= Linda Bushnell =

American expert on networked control systems

Linda Grace Bushnell is an American expert on networked control systems who works as a research professor of electrical and computer engineering at the University of Washington and as a program director for the Civic Innovation Challenge (CIVIC) and Cyber-Physical Systems (CPS) programs at the National Science Foundation.

==Education and career==
Bushnell majored in electrical engineering at the University of Connecticut, where she earned a bachelor's degree in 1985 and a master's degree in 1987. After earning a second master's degree in mathematics at the University of California, Berkeley in 1989, she completed a Ph.D. in electrical engineering and computer science at UC Berkeley in 1994. Her dissertation, Motion Planning for Wheeled Nonholonomic Systems, was supervised by Shankar Sastry. She also has an MBA, earned in 2010 through the Foster School of Business at the University of Washington.

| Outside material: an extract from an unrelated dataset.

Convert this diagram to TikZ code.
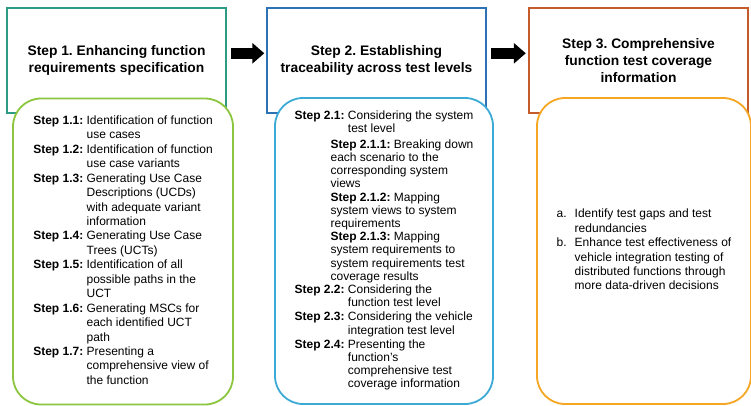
\documentclass[tikz,border=0pt]{standalone}
\usepackage{fontspec}
\setmainfont{Liberation Sans}
\usetikzlibrary{arrows.meta}
\definecolor{tealframe}{HTML}{2E9C84}
\definecolor{greenframe}{HTML}{8CC63F}
\definecolor{blueframe}{HTML}{2E72B6}
\definecolor{skyframe}{HTML}{3CAAD6}
\definecolor{rustframe}{HTML}{C55A2A}
\definecolor{orangeframe}{HTML}{F5A623}
\frenchspacing
\begin{document}
\begin{tikzpicture}[x=1pt,y=-1pt,
    titlebox/.style={draw, line width=1.4pt, align=center, minimum width=219pt, minimum height=105pt,
      font=\fontsize{13.8}{17}\selectfont\bfseries},
    listbox/.style={draw, line width=1.8pt, fill=white, rounded corners=28pt, minimum height=306pt,
      font=\fontsize{12}{14.45}\selectfont},
    blockarrow/.style={line width=11pt, -{Triangle[length=12pt,width=20pt]}}]
  \useasboundingbox (0,0) rectangle (751,406);

  % step headers
  \node[titlebox, draw=tealframe] (head1) at (116.5,60.5) {Step 1. Enhancing function\\requirements specification};
  \node[titlebox, draw=blueframe] (head2) at (376.5,60.5) {Step 2. Establishing\\traceability across test levels};
  \node[titlebox, draw=rustframe] (head3) at (638.5,60.5) {Step 3. Comprehensive\\function test coverage\\information};

  % step details
  \node[listbox, draw=greenframe, minimum width=220pt] (list1) at (123,251.5) {%
    \begin{tabular}{@{}l@{ }l@{}}
      \textbf{Step 1.1:} & Identification of function\\
       & use cases\\
      \textbf{Step 1.2:} & Identification of function\\
       & use case variants\\
      \textbf{Step 1.3:} & Generating Use Case\\
       & Descriptions (UCDs)\\
       & with adequate variant\\
       & information\\
      \textbf{Step 1.4:} & Generating Use Case\\
       & Trees (UCTs)\\
      \textbf{Step 1.5:} & Identification of all\\
       & possible paths in the\\
       & UCT\\
      \textbf{Step 1.6:} & Generating MSCs for\\
       & each identified UCT\\
       & path\\
      \textbf{Step 1.7:} & Presenting a\\
       & comprehensive view of\\
       & the function
    \end{tabular}};
  \node[listbox, draw=skyframe, minimum width=218pt, font=\fontsize{12}{13.2}\selectfont] (list2) at (384,251) {%
    \begin{tabular}{@{}l@{ }l@{}}
      \textbf{Step 2.1:} & Considering the system\\
       & test level\\[2.5pt]
      \multicolumn{2}{@{\hspace{36pt}}l@{}}{\begin{tabular}[t]{@{}l@{}}
        \textbf{Step 2.1.1:} Breaking down\\
        each scenario to the\\
        corresponding system\\
        views
      \end{tabular}}\\[2.5pt]
      \multicolumn{2}{@{\hspace{36pt}}l@{}}{\begin{tabular}[t]{@{}l@{}}
        \textbf{Step 2.1.2:} Mapping\\
        system views to system\\
        requirements
      \end{tabular}}\\[2.5pt]
      \multicolumn{2}{@{\hspace{36pt}}l@{}}{\begin{tabular}[t]{@{}l@{}}
        \textbf{Step 2.1.3:} Mapping\\
        system requirements to\\
        system requirements test\\
        coverage results
      \end{tabular}}\\[1pt]
      \textbf{Step 2.2:} & Considering the\\
       & function test level\\[1pt]
      \textbf{Step 2.3:} & Considering the vehicle\\
       & integration test level\\[1pt]
      \textbf{Step 2.4:} & Presenting the\\
       & function's\\
       & comprehensive test\\
       & coverage information
    \end{tabular}};
  \node[listbox, draw=orangeframe, minimum width=214pt, font=\fontsize{12}{14.4}\selectfont] (list3) at (644,251) {%
    \begin{tabular}{@{}p{18pt}@{}l@{}}
      a. & Identify test gaps and test\\
         & redundancies\\
      b. & Enhance test effectiveness of\\
         & vehicle integration testing of\\
         & distributed functions through\\
         & more data-driven decisions
    \end{tabular}};

  % flow between steps
  \draw[blockarrow] ([shift={(4.5pt,7.2pt)}]head1.east) -- ([shift={(-2pt,7.2pt)}]head2.west);
  \draw[blockarrow] ([shift={(4.5pt,7.2pt)}]head2.east) -- ([shift={(-2.5pt,7.2pt)}]head3.west);
\end{tikzpicture}
\end{document}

After completing her Ph.D., she worked as a program manager in the Army Research Office of the United States Army Research Laboratory from 1994 to 2000, while also holding an adjunct associate professor position at Duke University. She moved to the University of Washington in 2000.

==Recognition==
Bushnell is a Fellow of the IEEE and a Fellow of the International Federation of Automatic Control, elected in 2020 "for contributions to the analysis and design of networked control systems".